Even though we were baptized only once, Jesus has provided us with a continual and constant way back to our Baptism, back to His cleansing and life, and that is repentance. We come to God filthy with our vile and offensive sins; we confess those sins; then He purifies us again with the words of His absolution; He makes us clean with His forgiveness; He washes us over and over again as we return to the baptismal font to have the one-time, but continual, waters of Baptism pour over us. As often as we need it. For the promises He made to us in our Baptism are not just for the past, but for the present and for the future. We repent of who we are and what we have done, and we will always be clothed with Christ and what He has done for us. We are once again dressed as His pure, holy and radiant Bride.

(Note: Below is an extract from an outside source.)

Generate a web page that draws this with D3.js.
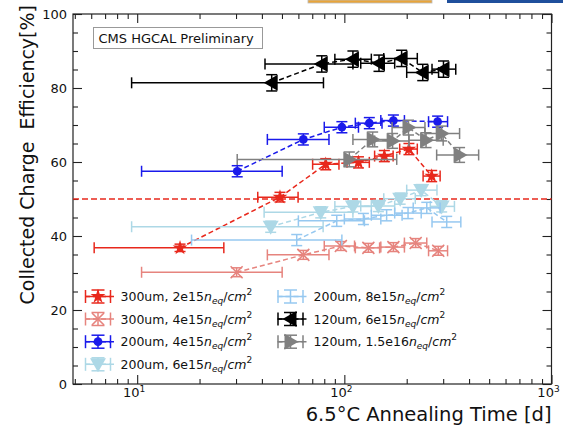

Preparations for a wedding are often filled with frenzy and agitation. I’m sure that preparations for today were still filled with invitations, RSVPs, plans for good and bad weather. But preparation for being married to Jesus means slowing down, contemplating our sinfulness and repenting of our filth. It means rejoicing that Jesus has chosen us to be His Bride. He has washed us clean. He has made us His own.
During His passion, Jesus made His marriage promises to us. As He had His back torn apart by the scouring, He made His vows of faithfulness to us. As He hung dying on the tree of the cross, He made His vows of cherishing us above all else. As He was forsaken by His Heavenly Father, He made His vows of supporting us always with His grace and forgiveness. As He breathed His last on Golgotha’s hill, He made His vows that nothing will separate us from Him, not even death.
Ryan and Krystal, 15 years ago you made your promises to each other before a judge. Today, you have asked for God’s Word and blessing to be a part of your renewal of those marriage vows. That is awesome! You want your children and friends to know that today and every day of your married life is about being married to Jesus. You are the bride. He is your Bridegroom. Jesus was faithful to you in living, dying, and rising for you. His faithfulness gives power to your faithfulness to each other.

Jesus is the Bridegroom. You are the Bride. Ryan, you are married to Krystal until God parts you through death. Krystal, you are married to Ryan until God parts you through death. But each of you are married to Jesus. Let us rejoice and be glad and give Him glory! Amen.